The outages began at 5:18 p.m. Monday, just before the start of the game, when an overhead power line owned by PG&E that feeds electricity into the stadium snapped, sparking a sensational blue flash captured by an ESPN camera.
The line split less than half a mile from Candlestick Park in a residential area. When it snapped, electricity on the line continued to flow for a brief moment from one end of the severed wire to the other. That "arc" caused the flash, which looked almost as big as the stadium.
On Tuesday PG&E did not yet know why a backup power line that also feeds into the stadium to prevent such outages did not immediately switch on.
“We want to know why redundant sources of energy didn’t kick in,” PG&E spokesman Joe Molica said.
PG&E says the outage lasted for only a few minutes. However, it delayed the game by about 20 minutes.
The city says it took a while to switch on the 51-year-old stadium's lighting system.
"Candlestick is an old park, it's been in operation for more than 50 years," said SFPUC spokesman Tyrone Jue, who explained that it took "a number of minutes" to switch the stadium lights back on once power was restored.
PG&E and the city did not know why the stadium lost power a second time at 6:41 p.m. That outage delayed the game for about 15 more minutes. On Tuesday afternoon, San Francisco Public Utilities Commission and California Public Utilities Commission investigators were trying to determine whether equipment inside the stadium caused the second outage.

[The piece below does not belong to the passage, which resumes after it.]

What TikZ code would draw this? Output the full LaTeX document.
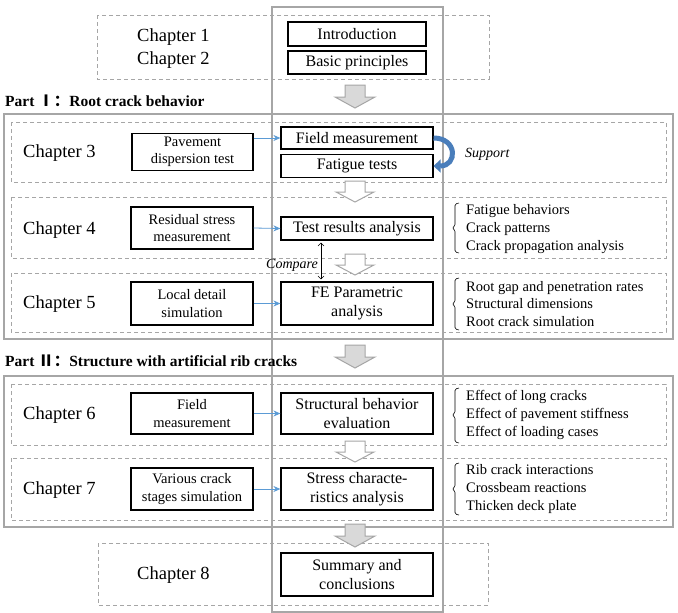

Molica said PG&E has not found any evidence that its equipment was to blame for the second outage, but he said the investigation is in its early stages.

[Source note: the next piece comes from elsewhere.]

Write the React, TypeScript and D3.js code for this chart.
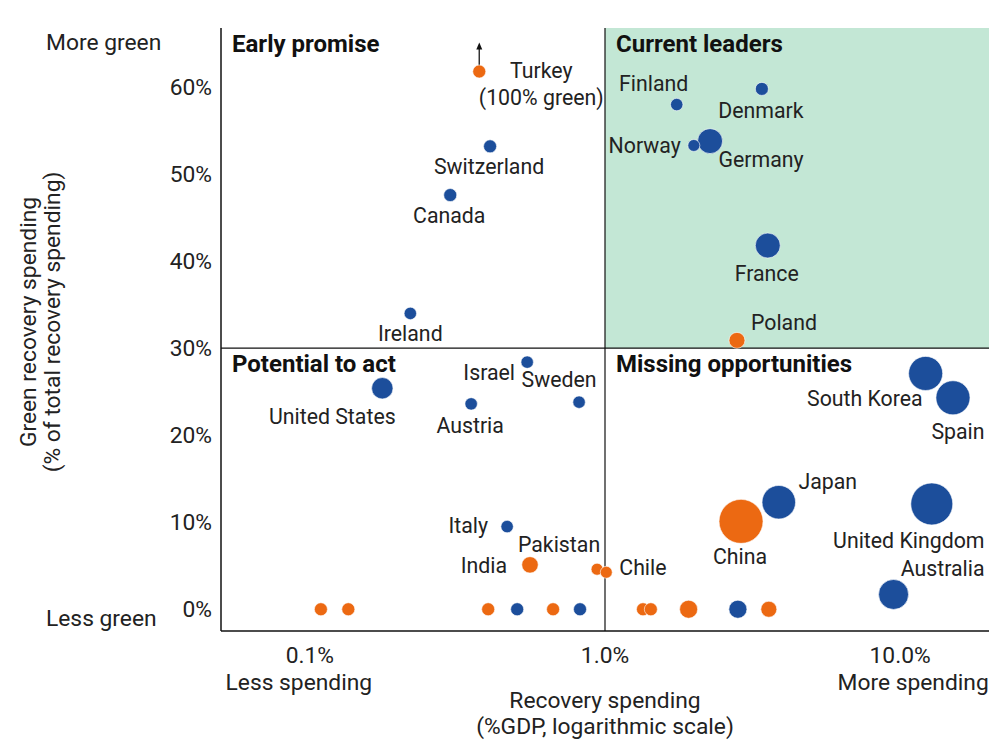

During that outage, the lights for the stadium's Jumbotron remained on, while other parts of the park remained in the dark.
Demand for power does not appear to be an issue. The stadium was likely using the typical amount of electricity needed for a nighttime game, according to Molica.
The outage provided a great deal of free publicity for the Niners' proposed new stadium in Santa Clara. During the first outage, ESPN showed side-by-side photos of Candlestick, which was completed in 1960, and an artist's rendering of the Santa Clara stadium, which the team hopes to open in 2015.
On Tuesday, Santa Clara's mayor said his city's superior public infrastructure helped lure the Niners away from San Francisco.
“To say this would be unlikely here is too kind: it simply could not happen in Santa Clara,” Mayor Jamie Matthews said in a Tuesday interview.
Santa Clara’s publicly owned Silicon Valley Power agency runs its own power generation and distribution system, drawing on sources such as wind turbines on Altamont Pass.
“The reason they moved to Santa Clara is the reliability of our services,” Matthews said. “We have reliability in our electricity system that is unparalleled.”
The 49ers and Santa Clara announced earlier this month that they had agreed to a stadium deal whereby the city would borrow $850 million to cover construction costs. The team and the city are awaiting possible financing from the NFL to complete the deal. An NFL spokesman told The Bay Citizen Tuesday that Monday’s power outages would not affect financing deliberations.
Mayor Lee recently met with executives from the Golden State Warriors to try to lure the team to San Francisco. He has said that he has not stopped trying to keep the 49ers in the city.
Weakland, the 49ers spokesman, said the team had not yet prepared a contingency plan in case San Francisco cannot guarantee that the lights at Candlestick will remain on for next month's playoff game. The team has not contacted the San Francisco Giants about using AT&T Park, a Giants spokesman said.